In 1941, the US Atlantic
Fleet was reactivated. The Navy's first shot in anger came on 9 April, when the
destroyer USS Niblack
dropped depth charges on a U-boat
detected while Niblack was rescuing survivors from a torpedoed Dutch freighter. A week later, orders were given to attack all Axis ships within 25 miles of the US East Coast. In
October, the destroyers Kearny and Reuben James were
torpedoed, and the Reuben James was lost.
World War II
The Japanese attack on Pearl Harbor came as a
complete surprise to almost everyone, and tactically it was a clever maneuver; the US Navy was off-balance and was unable to
effectively counter Japan's takeover of the Far East. In quick succession the Philippines were occupied, the Battle of
the Java Sea was lost, the Dutch East Indies were taken over,
Wake Island was lost. But strategically it was a foolish act; the urge for
vengeance was strong, and the isolationists silenced.
It also became clear that the era of the battleship had come and gone; while the battleships at Pearl were raised and repaired
(with the sole exception of the demolished Arizona), they were
mostly used for shore bombardment. The carrier Hornet launched the
Doolittle Raid against Tokyo in
February 1942, while task forces
organized around carriers fought the Battle of the Coral
Sea in May and the Battle of Midway in June, checking Japanese
advances to the east and south.
When the US launched its first counteroffensive, the invasion of Guadalcanal, the Navy became involved in a series of little-known fights with the Japanese; the disastrous
Battle of Savo Island, where four cruisers were sunk, the
Battle of the Santa Cruz Islands,
the Battle of
Cape Esperance, and the Naval Battle of
Guadalcanal.
Much of the Navy's activity was in support of landings, not only in the "island-hopping" campaign in the Pacific, but also in the landings in Europe; Torch, Husky, the landings at Anzio in Italy, Overlord, and Dragoon.
(more name-dropping here)
A hunter-killer group of the U.S. Navy captured the German submarine U-505 on June 4, 1944. This was the first time a U.S. Navy vessel had captured an
enemy vessel at sea since the 19th
century.
The reconquest of the Philippines began at Leyte in October 1944. The Japanese fleet
came out to resist the landings, resulting in the four-day Battle of Leyte Gulf, largest naval battle in history.
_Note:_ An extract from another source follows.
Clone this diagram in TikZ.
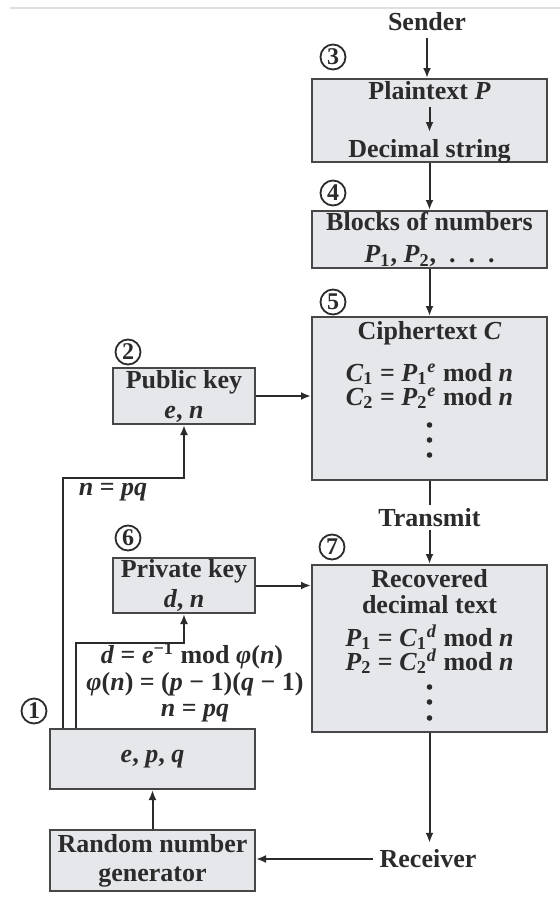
\documentclass[tikz,border=0pt]{standalone}
\usepackage{fontspec}
\setmainfont{Liberation Serif}
\usetikzlibrary{arrows.meta,positioning,calc}

\definecolor{boxfill}{HTML}{E6E7EB}
\definecolor{boxline}{HTML}{474747}
\definecolor{inkc}{HTML}{2B2B2B}

% variables and indices in the text font
\newcommand{\vi}[1]{\textit{#1}}
\newcommand{\sbx}[1]{\textsubscript{#1}}
\newcommand{\sbsp}[2]{\textsubscript{#1}\textsuperscript{\itshape #2}}

\begin{document}
\begin{tikzpicture}[x=0.5pt, y=-0.5pt,
  every node/.style={font=\fontsize{13}{15}\selectfont\bfseries, text=inkc},
  blk/.style={draw=boxline, fill=boxfill, line width=1pt, inner sep=0pt},
  num/.style={draw=inkc, circle, line width=0.9pt, minimum size=12.5pt, inner sep=0pt,
    font=\fontsize{12}{12}\selectfont\bfseries},
  arr/.style={draw=inkc, line width=1pt, -{Latex[length=5pt,width=4pt]}}]

\useasboundingbox (0,0) rectangle (560,917);

% faint rule at the top
\draw[gray!25, line width=1pt] (10,8) -- (560,8);

% Sender side column
\node (sendr) at (427,22) {Sender};
\node[blk, minimum width=117.5pt, minimum height=41.5pt] (plain) at (429.5,120.5) {};
\node (ptxt) at (429.5,91) {Plaintext \vi{P}};
\node (dstr) at (429.5,151) {Decimal string};
\node[blk, minimum width=117.5pt, minimum height=28.5pt, align=center] (blocks) at (429.5,239.5)
  {Blocks of numbers\\[1pt] \vi{P}\sbx{1}, \vi{P}\sbx{2}, \ .\ \ .\ \ .};
\node[blk, minimum width=117.5pt, minimum height=81.5pt] (ciph) at (429.5,398.5) {};
\node (ctitle) at (429.5,333) {Ciphertext \vi{C}};
\node[anchor=base, inner ysep=1pt] (cline1) at (429.5,381) {\vi{C}\sbx{1} = \vi{P}\sbsp{1}{e} mod \vi{n}};
\node[anchor=base, inner ysep=1pt] (cline2) at (429.5,405) {\vi{C}\sbx{2} = \vi{P}\sbsp{2}{e} mod \vi{n}};
\foreach \y in {425,440,455} \fill[inkc] (429.5,\y) circle (1.4pt);

% Receiver side
\node[blk, minimum width=117.5pt, minimum height=83.5pt] (recov) at (429.5,648.5) {};
\node[align=center, font=\fontsize{13}{13}\selectfont\bfseries] (rtitle) at (429.5,592) {Recovered\\decimal text};
\node[anchor=base, inner ysep=1pt] (rline1) at (429.5,646) {\vi{P}\sbx{1} = \vi{C}\sbsp{1}{d} mod \vi{n}};
\node[anchor=base, inner ysep=1pt] (rline2) at (429.5,670) {\vi{P}\sbx{2} = \vi{C}\sbsp{2}{d} mod \vi{n}};
\foreach \y in {687,702,718} \fill[inkc] (429.5,\y) circle (1.4pt);
\node (recvr) at (428,859) {Receiver};

% Key generation side
\node[blk, minimum width=71pt, minimum height=28pt, align=center] (pub) at (184,396) {Public key\\\vi{e}, \vi{n}};
\node[blk, minimum width=71pt, minimum height=27.5pt, align=center] (priv) at (184,585.5) {Private key\\\vi{d}, \vi{n}};
\node[blk, minimum width=102.5pt, minimum height=30pt] (epq) at (152.5,759) {\vi{e}, \vi{p}, \vi{q}};
\node[blk, minimum width=102.5pt, minimum height=30.5pt, align=center,
  font=\fontsize{13}{14.5}\selectfont\bfseries] (rng) at (152.5,860.5) {Random number\\generator};
\node (npq) at (113,492) {\vi{n} = \vi{pq}};
\node[anchor=base, inner ysep=1pt] (dline1) at (192,663) {\vi{d} = \vi{e}\textsuperscript{−1} mod \vi{φ}(\vi{n})};
\node[anchor=base, inner ysep=1pt] (dline2) at (195,690) {\vi{φ}(\vi{n}) = (\vi{p} − 1)(\vi{q} − 1)};
\node[anchor=base, inner ysep=1pt] (dline3) at (195,716) {\vi{n} = \vi{pq}};

% Step numbers
\node[num] (s1) at (34,711) {1};
\node[num] (s2) at (128,352) {2};
\node[num] (s3) at (333,57) {3};
\node[num] (s4) at (333,193) {4};
\node[num] (s5) at (333,302) {5};
\node[num] (s6) at (128,538) {6};
\node[num] (s7) at (332,547) {7};

% Connectors
\coordinate (bendA) at (184,478);
\coordinate (bendB) at (184,643);
\draw[arr] (sendr.south) -- (sendr.south |- plain.north);
\draw[arr] (ptxt) -- (dstr);
\draw[arr] (plain.south) -- (blocks.north);
\draw[arr] (blocks.south) -- (ciph.north);
\draw[arr] (ciph.south) -- node[pos=0.44, fill=white, inner sep=1.5pt] (trans) {Transmit} (recov.north);
\draw[arr] (pub.east) -- (pub.east -| ciph.west);
\draw[arr] (priv.east) -- (priv.east -| recov.west);
\draw[arr] ([xshift=7pt]epq.north west) |- (bendA) -- (pub.south);
\draw[arr] ([xshift=13.5pt]epq.north west) |- (bendB) -- (priv.south);
\draw[arr] (rng.north) -- (epq.south);
\draw[arr] (recov.south) -- (recov.south |- recvr.north);
\draw[arr] (recvr.west) -- (recvr.west -| rng.east);

\end{tikzpicture}
\end{document}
When the Japanese surrendered, a large flotilla entered Tokyo Bay to witness
the ceremony conducted on the battleship Missouri.
Modern Navy
The immediate postwar fate of the Navy was the scrapping and mothballing of ships on a large scale. This did not last; tension
with the Soviet Union came to a head in the Korean War, and it became clear that the peacetime Navy would have to be much larger than ever imagined.
Fleets were stationed strategically around the world, and their maneuverings were a standard part of the response to the periodic
crises.
The 1950s saw the development of nuclear power for ships, under the leadership of Hyman G. Rickover, and the development of missiles and
jets for Navy use. The Navy gradually developed a reputation for having the most
highly-developed technology of all the US services; ballistic missile submarines grew ever more deadly and quiet.
An unlikely combination of Navy ships fought in the Vietnam War; aircraft
carriers offshore launched thousands of airstrikes, while small gunboats of the "Brownwater Navy" patrolled the
rivers. Despite the naval activity, new construction was curtailed by Presidents Johnson and Nixon to save money, and many of the
carriers on Yankee Station dated from WWII. By 1978 the fleet had dwindled to 217 surface ships and 119 submarines.
Meanwhile the Soviet fleet had been growing, and outnumbered the US fleet in every type except carriers. This concern led the
Reagan administration to set a goal for a 600-ship Navy, and by 1988 the fleet was at 588, although it declined again in subsequent years. Several of the old
battleships were reactivated after 40 years in storage, modernized, and made showy appearances off the shores of Lebanon and elsewhere.